A reproducing kernel Hilbert space approach to high dimensional partially varying coefficient model

Partially varying coefficient model (PVCM) provides a useful class of tools for modeling complex data by incorporating a combination of constant and time-varying covariate effects. One natural question is that how to decide which covariates correspond to constant coefficients and which correspond to time-dependent coefficient functions. To handle this two-type structure selection problem on PVCM, those existing methods are either based on a finite truncation way of coefficient functions, or based on a two-phase procedure to estimate the constant and function parts separately. This paper attempts to provide a complete theoretical characterization for estimation and structure selection issues of PVCM, via proposing two new penalized methods for PVCM within a reproducing kernel Hilbert space (RKHS). The proposed strategy is partially motivated by the so-called “Non-Constant Theorem” of radial kernels, which ensures a unique and unified representation of each candidate component in the hypothesis space.

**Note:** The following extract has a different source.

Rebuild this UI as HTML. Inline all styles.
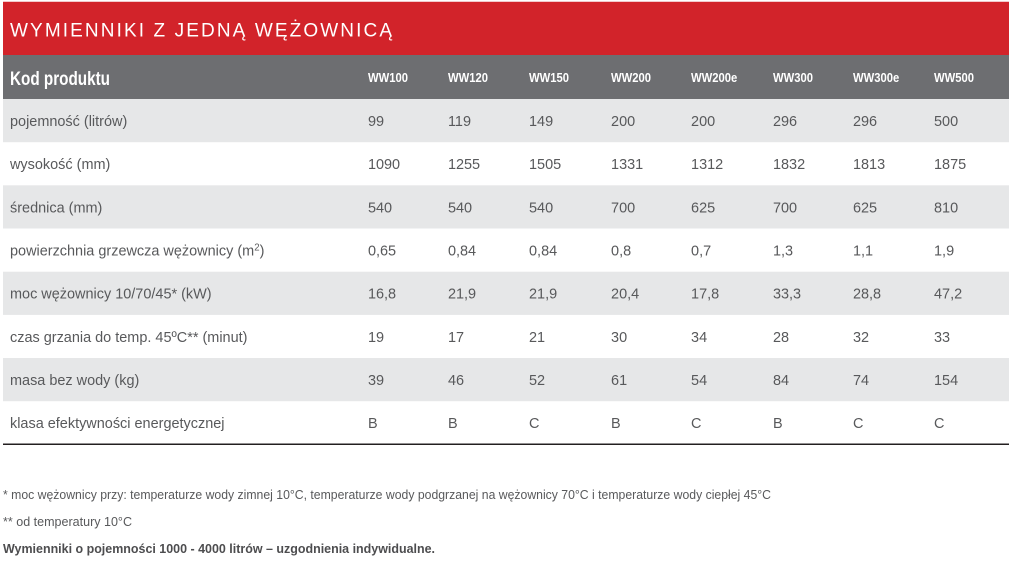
<!DOCTYPE html>
<html>
<head>
<meta charset="utf-8">
<style>
html,body{margin:0;padding:0;background:#fff;}
body{width:1011px;height:561px;overflow:hidden;}
svg{display:block;}
text{font-family:"Liberation Sans", Arial, sans-serif;}
.lbl{font-size:15px;fill:#58595b;}
.hd{font-size:12.5px;font-weight:bold;fill:#fff;}
.fn{font-size:13px;fill:#58595b;}
</style>
</head>
<body>
<svg width="1011" height="561" viewBox="0 0 1011 561" xmlns="http://www.w3.org/2000/svg">
  <rect x="0" y="0" width="1011" height="561" fill="#ffffff"/>
  <rect x="3" y="1" width="1006" height="1" fill="#f3c9cb"/>
  <rect x="3" y="2" width="1006" height="53" fill="#d2232a"/>
  <rect x="3" y="55" width="1006" height="44" fill="#6d6e71"/>
  <rect x="3" y="99" width="1006" height="43.2" fill="#e6e7e8"/>
  <rect x="3" y="185.3" width="1006" height="43.2" fill="#e6e7e8"/>
  <rect x="3" y="271.7" width="1006" height="43.2" fill="#e6e7e8"/>
  <rect x="3" y="358" width="1006" height="43.2" fill="#e6e7e8"/>
  <rect x="3" y="443.5" width="1006" height="1.5" fill="#231f20"/>

  <text x="10" y="36.5" font-size="19" fill="#ffffff" textLength="382" lengthAdjust="spacing">WYMIENNIKI Z JEDNĄ WĘŻOWNICĄ</text>

  <text x="10" y="85" font-size="19" font-weight="bold" fill="#ffffff" textLength="100" lengthAdjust="spacingAndGlyphs">Kod produktu</text>

  <g transform="scale(0.9,1)" class="hd">
    <text x="408.9" y="82">WW100</text>
    <text x="497.8" y="82">WW120</text>
    <text x="587.8" y="82">WW150</text>
    <text x="678.9" y="82">WW200</text>
    <text x="767.8" y="82">WW200e</text>
    <text x="858.9" y="82">WW300</text>
    <text x="947.8" y="82">WW300e</text>
    <text x="1037.8" y="82">WW500</text>
  </g>

  <g transform="scale(0.965,1)" class="lbl">
    <!-- labels x=10 -->
    <text x="10.36" y="126">pojemność (litrów)</text>
    <text x="10.36" y="169.2">wysokość (mm)</text>
    <text x="10.36" y="212.3">średnica (mm)</text>
    <text x="10.36" y="255.5">powierzchnia grzewcza wężownicy (m<tspan font-size="10" dy="-5">2</tspan><tspan dy="5">)</tspan></text>
    <text x="10.36" y="298.7">moc wężownicy 10/70/45* (kW)</text>
    <text x="10.36" y="341.8">czas grzania do temp. 45ºC** (minut)</text>
    <text x="10.36" y="385">masa bez wody (kg)</text>
    <text x="10.36" y="428.2">klasa efektywności energetycznej</text>

    <!-- col 1 x=368 -->
    <text x="381.3" y="126">99</text>
    <text x="381.3" y="169.2">1090</text>
    <text x="381.3" y="212.3">540</text>
    <text x="381.3" y="255.5">0,65</text>
    <text x="381.3" y="298.7">16,8</text>
    <text x="381.3" y="341.8">19</text>
    <text x="381.3" y="385">39</text>
    <text x="381.3" y="428.2">B</text>
    <!-- col 2 x=448 -->
    <text x="464.2" y="126">119</text>
    <text x="464.2" y="169.2">1255</text>
    <text x="464.2" y="212.3">540</text>
    <text x="464.2" y="255.5">0,84</text>
    <text x="464.2" y="298.7">21,9</text>
    <text x="464.2" y="341.8">17</text>
    <text x="464.2" y="385">46</text>
    <text x="464.2" y="428.2">B</text>
    <!-- col 3 x=529 -->
    <text x="548.2" y="126">149</text>
    <text x="548.2" y="169.2">1505</text>
    <text x="548.2" y="212.3">540</text>
    <text x="548.2" y="255.5">0,84</text>
    <text x="548.2" y="298.7">21,9</text>
    <text x="548.2" y="341.8">21</text>
    <text x="548.2" y="385">52</text>
    <text x="548.2" y="428.2">C</text>
    <!-- col 4 x=611 -->
    <text x="633.2" y="126">200</text>
    <text x="633.2" y="169.2">1331</text>
    <text x="633.2" y="212.3">700</text>
    <text x="633.2" y="255.5">0,8</text>
    <text x="633.2" y="298.7">20,4</text>
    <text x="633.2" y="341.8">30</text>
    <text x="633.2" y="385">61</text>
    <text x="633.2" y="428.2">B</text>
    <!-- col 5 x=691 -->
    <text x="716.1" y="126">200</text>
    <text x="716.1" y="169.2">1312</text>
    <text x="716.1" y="212.3">625</text>
    <text x="716.1" y="255.5">0,7</text>
    <text x="716.1" y="298.7">17,8</text>
    <text x="716.1" y="341.8">34</text>
    <text x="716.1" y="385">54</text>
    <text x="716.1" y="428.2">C</text>
    <!-- col 6 x=773 -->
    <text x="801.0" y="126">296</text>
    <text x="801.0" y="169.2">1832</text>
    <text x="801.0" y="212.3">700</text>
    <text x="801.0" y="255.5">1,3</text>
    <text x="801.0" y="298.7">33,3</text>
    <text x="801.0" y="341.8">28</text>
    <text x="801.0" y="385">84</text>
    <text x="801.0" y="428.2">B</text>
    <!-- col 7 x=853 -->
    <text x="883.9" y="126">296</text>
    <text x="883.9" y="169.2">1813</text>
    <text x="883.9" y="212.3">625</text>
    <text x="883.9" y="255.5">1,1</text>
    <text x="883.9" y="298.7">28,8</text>
    <text x="883.9" y="341.8">32</text>
    <text x="883.9" y="385">74</text>
    <text x="883.9" y="428.2">C</text>
    <!-- col 8 x=934 -->
    <text x="967.9" y="126">500</text>
    <text x="967.9" y="169.2">1875</text>
    <text x="967.9" y="212.3">810</text>
    <text x="967.9" y="255.5">1,9</text>
    <text x="967.9" y="298.7">47,2</text>
    <text x="967.9" y="341.8">33</text>
    <text x="967.9" y="385">154</text>
    <text x="967.9" y="428.2">C</text>
  </g>

  <text class="fn" x="3" y="499" textLength="768" lengthAdjust="spacingAndGlyphs">* moc wężownicy przy: temperaturze wody zimnej 10°C, temperaturze wody podgrzanej na wężownicy 70°C i temperaturze wody ciepłej 45°C</text>
  <text class="fn" x="3" y="526" textLength="129" lengthAdjust="spacingAndGlyphs">** od temperatury 10°C</text>
  <text x="3" y="553" font-size="13" font-weight="bold" fill="#4d4d4f" textLength="432" lengthAdjust="spacingAndGlyphs">Wymienniki o pojemności 1000 - 4000 litrów – uzgodnienia indywidualne.</text>
</svg>
</body>
</html>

Within a high-dimensional framework, minimax convergence rates for the prediction risk of the first method is established when each unknown time-dependent coefficient can be well approximated within a specified RKHS. On the other hand, under certain regularity conditions, it is shown that the second proposed estimator is able to identify the underlying structure correctly with high probability. Several simulated experiments are implemented to examine the finite sample performance of the proposed methods.